## begin
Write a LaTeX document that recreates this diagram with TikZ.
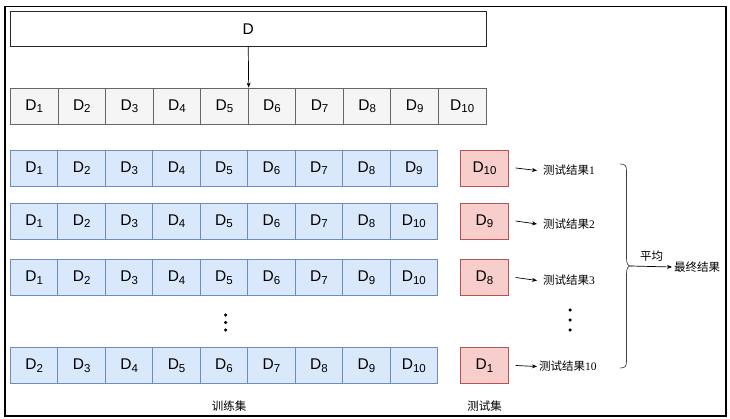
\documentclass[tikz,border=0pt]{standalone}
\usepackage{fontspec}
\setmainfont{Liberation Serif}
\newfontfamily\cellfont{Liberation Sans}
\newfontfamily\cjk{Noto Sans CJK SC}
\usetikzlibrary{arrows.meta}
\newcommand{\Dn}[1]{{\cellfont D\raisebox{-0.3ex}{\fontsize{11.5}{11.5}\selectfont #1}}}
\tikzset{
  cellbase/.style={draw, minimum width=47.5pt, minimum height=36pt, inner sep=0pt, line width=0.9pt, font=\cellfont\fontsize{15.5}{15.5}\selectfont},
  gcell/.style={cellbase, fill=black!4, draw=black!60},
  bcell/.style={cellbase, fill={rgb,255:red,218;green,232;blue,252}, draw={rgb,255:red,108;green,142;blue,191}},
  rcell/.style={cellbase, fill={rgb,255:red,248;green,206;blue,204}, draw={rgb,255:red,184;green,84;blue,80}},
  res/.style={anchor=west, inner sep=0pt, font=\fontsize{11.5}{11.5}\selectfont},
  lbl/.style={inner sep=0pt, font=\fontsize{11.5}{11.5}\selectfont},
  arr/.style={-{Stealth[length=5pt,width=4pt]}, line width=0.7pt},
  dot/.style={circle, fill=black, inner sep=0pt, minimum size=3.5pt}
}
\begin{document}
\begin{tikzpicture}[x=1pt,y=-1pt]
\useasboundingbox (0,0) rectangle (730,418);
\draw[line width=1.4pt] (5,6.5) rectangle (726,416);
% big D
\node[draw=black!85, line width=1pt, minimum width=475.5pt, minimum height=35pt, inner sep=0pt, font=\cellfont\fontsize{15.5}{15.5}\selectfont] (D) at (248.25,29.2) {D};
% gray row
\foreach \i in {1,...,10} {
  \node[gcell] (g\i) at ({10.5+47.55*(\i-0.5)},106) {\Dn{\i}};
}
\draw[arr] (D.south) -- (g5.north east);
% blue rows
\def\rowA{1,2,3,4,5,6,7,8,9}
\def\rowB{1,2,3,4,5,6,7,8,10}
\def\rowC{1,2,3,4,5,6,7,9,10}
\def\rowD{2,3,4,5,6,7,8,9,10}
\foreach \v [count=\i] in \rowA { \node[bcell] (a\i) at ({10.5+47.45*(\i-0.5)},168) {\Dn{\v}}; }
\foreach \v [count=\i] in \rowB { \node[bcell] (b\i) at ({10.5+47.45*(\i-0.5)},221) {\Dn{\v}}; }
\foreach \v [count=\i] in \rowC { \node[bcell] (c\i) at ({10.5+47.45*(\i-0.5)},277.5) {\Dn{\v}}; }
\foreach \v [count=\i] in \rowD { \node[bcell] (d\i) at ({10.5+47.45*(\i-0.5)},365.5) {\Dn{\v}}; }
% red boxes
\node[rcell] (r1) at (484.5,168) {\Dn{10}};
\node[rcell] (r2) at (484.5,221) {\Dn{9}};
\node[rcell] (r3) at (484.5,277.5) {\Dn{8}};
\node[rcell] (r4) at (484.5,365.5) {\Dn{1}};
% results
\node[res] (t1) at (543,170.5) {{\cjk 测试结果}1};
\node[res] (t2) at (543,224) {{\cjk 测试结果}2};
\node[res] (t3) at (543,280.5) {{\cjk 测试结果}3};
\node[res] (t4) at (539,366.5) {{\cjk 测试结果}10};
\draw[arr] ([xshift=7pt]r1.east) -- ([xshift=-6pt]t1.west);
\draw[arr] ([xshift=7pt]r2.east) -- ([xshift=-6pt]t2.west);
\draw[arr] ([xshift=7pt]r3.east) -- ([xshift=-6pt]t3.west);
\draw[arr] ([xshift=7pt]r4.east) -- ([xshift=-2pt]t4.west);
% dots
\node[dot] (ld1) at (225.7,315) {};
\node[dot] (ld2) at (225.7,322.5) {};
\node[dot] (ld3) at (225.7,330) {};
\node[dot] (rd1) at (570,310) {};
\node[dot] (rd2) at (570,320) {};
\node[dot] (rd3) at (570,330) {};
% brace
\coordinate (bt) at (620,164);
\coordinate (bm) at (631,266);
\coordinate (bb) at (620,368);
\draw[line width=0.7pt, black!75] (bt) .. controls (626,164) and (626.5,166) .. (626.5,172) -- (626.5,258) .. controls (626.5,264) and (628,266) .. (bm) .. controls (628,266) and (626.5,268) .. (626.5,274) -- (626.5,360) .. controls (626.5,366) and (626,368) .. (bb);
\node[res] (fin) at (674,267) {\cjk 最终结果};
\draw[arr] (bm) -- ([xshift=-2pt]fin.west);
\node[lbl] (avg) at (651.5,256) {\cjk 平均};
% labels
\node[lbl] (train) at (229,406.5) {\cjk 训练集};
\node[lbl] (test) at (484.5,406.5) {\cjk 测试集};
\end{tikzpicture}
\end{document}
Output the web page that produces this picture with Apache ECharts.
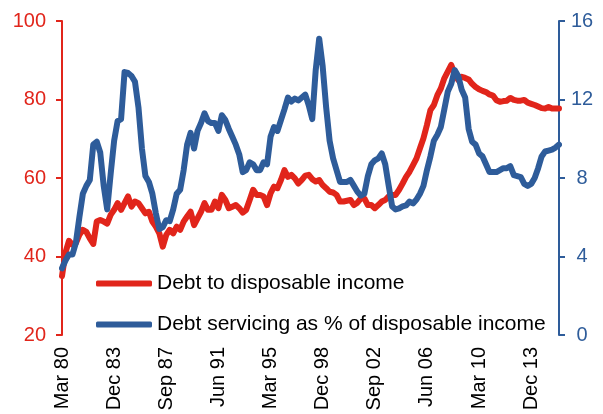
<!DOCTYPE html>
<html>
<head>
<meta charset="utf-8">
<script src="https://cdn.jsdelivr.net/npm/echarts@6/dist/echarts.min.js"></script>
<style>
  html, body { margin: 0; padding: 0; background: #fff; }
  #chart { width: 603px; height: 414px; }
</style>
</head>
<body>
<div id="chart"></div>
<script>
// quarterly, Mar 80 .. Dec 15
var quarterNames = ['Mar', 'Jun', 'Sep', 'Dec'];
var firstYear = 1980;
var lastYear = 2015;

var debtToIncome = [
  35, 41, 44, 43, 43.4, 45.5, 46.8, 46.3, 44.6, 43.2,
  48.9, 49.3, 48.9, 48.4, 50.6, 51.9, 53.6, 51.9, 53.6, 55.3,
  52.7, 54, 53.6, 52.3, 51, 51.4, 48.9, 47.6, 45.9, 42.5,
  45.5, 46.8, 45.9, 47.6, 46.8, 48.9, 50.2, 51.4, 48, 49.7,
  51.4, 53.6, 51.9, 51.9, 54, 52.3, 55.7, 54.4, 52.3, 52.7,
  53.1, 52.3, 51.2, 51.9, 54.4, 57, 55.7, 55.7, 55.3, 53.1,
  56.1, 57.8, 57.4, 59.5, 62, 60.3, 60.8, 59.9, 58.6, 59.5,
  60.6, 60.8, 59.7, 59.1, 59.5, 58.2, 57.4, 56.5, 56.3, 55.7,
  54, 54, 54.2, 54.4, 53.1, 53.7, 54.8, 54.8, 53.1, 53.1,
  52.3, 53.1, 54, 54.4, 55.3, 55.7, 55.7, 57, 58.6, 60.3,
  61.6, 63.3, 65, 67.6, 70.1, 73.5, 77.3, 78.6, 81.1, 82.8,
  85.4, 87.1, 88.8, 86.5, 85, 85.8, 85.5, 85.1, 84, 83.2,
  82.6, 82.2, 81.9, 81.3, 81, 79.8, 79.4, 79.6, 79.7, 80.4,
  79.9, 79.7, 79.7, 79.9, 79.2, 78.9, 78.6, 78.2, 77.8, 77.7,
  78.1, 77.7, 77.7, 77.7
];

var debtServicing = [
  3.4, 3.8, 4.1, 4.1, 4.7, 6.0, 7.2, 7.6, 7.9, 9.7,
  9.85, 9.3, 7.6, 6.4, 8.2, 9.9, 10.9, 11.0, 13.4, 13.35,
  13.2, 12.9, 11.6, 9.5, 8.1, 7.8, 7.2, 6.2, 5.4, 5.5,
  5.85, 5.8, 6.4, 7.2, 7.4, 8.4, 9.7, 10.3, 9.5, 10.4,
  10.8, 11.3, 10.9, 10.8, 10.8, 10.4, 11.2, 10.95, 10.5, 10.1,
  9.7, 9.2, 8.3, 8.4, 8.8, 8.7, 8.4, 8.4, 8.8, 8.7,
  10.1, 10.6, 10.4, 10.95, 11.5, 12.1, 11.9, 12.05, 11.95, 12.1,
  12.25, 11.7, 11.0, 13.5, 15.1, 13.7, 11.6, 9.9, 9.0, 8.4,
  7.8, 7.8, 7.8, 7.9, 7.6, 7.3, 7.1, 7.2, 8.1, 8.7,
  8.9, 9.0, 9.25, 8.7, 7.6, 6.55, 6.4, 6.45, 6.55, 6.6,
  6.8, 6.7, 6.9, 7.2, 7.6, 8.4, 9.1, 9.9, 10.2, 10.6,
  11.5, 12.4, 12.8, 13.5, 13.2, 12.5, 12.1, 10.5, 9.85, 9.7,
  9.25, 9.1, 8.7, 8.3, 8.3, 8.3, 8.4, 8.5, 8.5, 8.6,
  8.15, 8.1, 8.05, 7.7, 7.6, 7.7, 8.0, 8.5, 9.1, 9.35,
  9.4, 9.45, 9.55, 9.7
];

var quarters = [];
for (var y = firstYear; y <= lastYear; y++) {
  for (var q = 0; q < 4; q++) {
    quarters.push(quarterNames[q] + ' ' + String(y).slice(2));
  }
}

var red = '#E1251B';
var blue = '#2E5C9A';
var font = 'Liberation Sans, Arial, sans-serif';

var chart = echarts.init(document.getElementById('chart'));
chart.setOption({
  animation: false,
  grid: { left: 62, right: 44, top: 21, bottom: 79 },
  legend: {
    orient: 'vertical',
    left: 91,
    top: 268,
    icon: 'roundRect',
    itemWidth: 56,
    itemHeight: 6,
    itemGap: 20,
    textStyle: { fontFamily: font, fontSize: 21, color: '#000' },
    data: ['Debt to disposable income', 'Debt servicing as % of disposable income']
  },
  xAxis: {
    type: 'category',
    data: quarters,
    boundaryGap: false,
    axisLine: { show: false },
    axisTick: { show: false },
    axisLabel: {
      interval: 14,
      rotate: 90,
      margin: 12,
      fontFamily: font,
      fontSize: 20,
      color: '#000'
    }
  },
  yAxis: [
    {
      type: 'value',
      min: 20,
      max: 100,
      interval: 20,
      position: 'left',
      splitLine: { show: false },
      axisLine: { show: true, lineStyle: { color: red, width: 2 } },
      axisTick: { show: true, length: 6, lineStyle: { color: red, width: 2 } },
      axisLabel: { margin: 16, fontFamily: font, fontSize: 20, color: red }
    },
    {
      type: 'value',
      min: 0,
      max: 16,
      interval: 4,
      position: 'right',
      splitLine: { show: false },
      axisLine: { show: true, lineStyle: { color: blue, width: 2 } },
      axisTick: { show: true, length: 6, lineStyle: { color: blue, width: 2 } },
      axisLabel: { margin: 23, align: 'center', fontFamily: font, fontSize: 20, color: blue }
    }
  ],
  series: [
    {
      name: 'Debt to disposable income',
      type: 'line',
      yAxisIndex: 0,
      data: debtToIncome,
      symbol: 'none',
      color: red,
      lineStyle: { width: 6, color: red, cap: 'round', join: 'round' }
    },
    {
      name: 'Debt servicing as % of disposable income',
      type: 'line',
      yAxisIndex: 1,
      data: debtServicing,
      symbol: 'none',
      color: blue,
      lineStyle: { width: 6, color: blue, cap: 'round', join: 'round' }
    }
  ]
});
</script>
</body>
</html>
## end
# Short exercise
Look above and copy only the lines from the one holding "Output the web" to the one holding "var lastYear = 2015;", both included, exactly, minus the pictures.

# Task response
Output the web page that produces this picture with Apache ECharts.
<!DOCTYPE html>
<html>
<head>
<meta charset="utf-8">
<script src="https://cdn.jsdelivr.net/npm/echarts@6/dist/echarts.min.js"></script>
<style>
  html, body { margin: 0; padding: 0; background: #fff; }
  #chart { width: 603px; height: 414px; }
</style>
</head>
<body>
<div id="chart"></div>
<script>
// quarterly, Mar 80 .. Dec 15
var quarterNames = ['Mar', 'Jun', 'Sep', 'Dec'];
var firstYear = 1980;
var lastYear = 2015;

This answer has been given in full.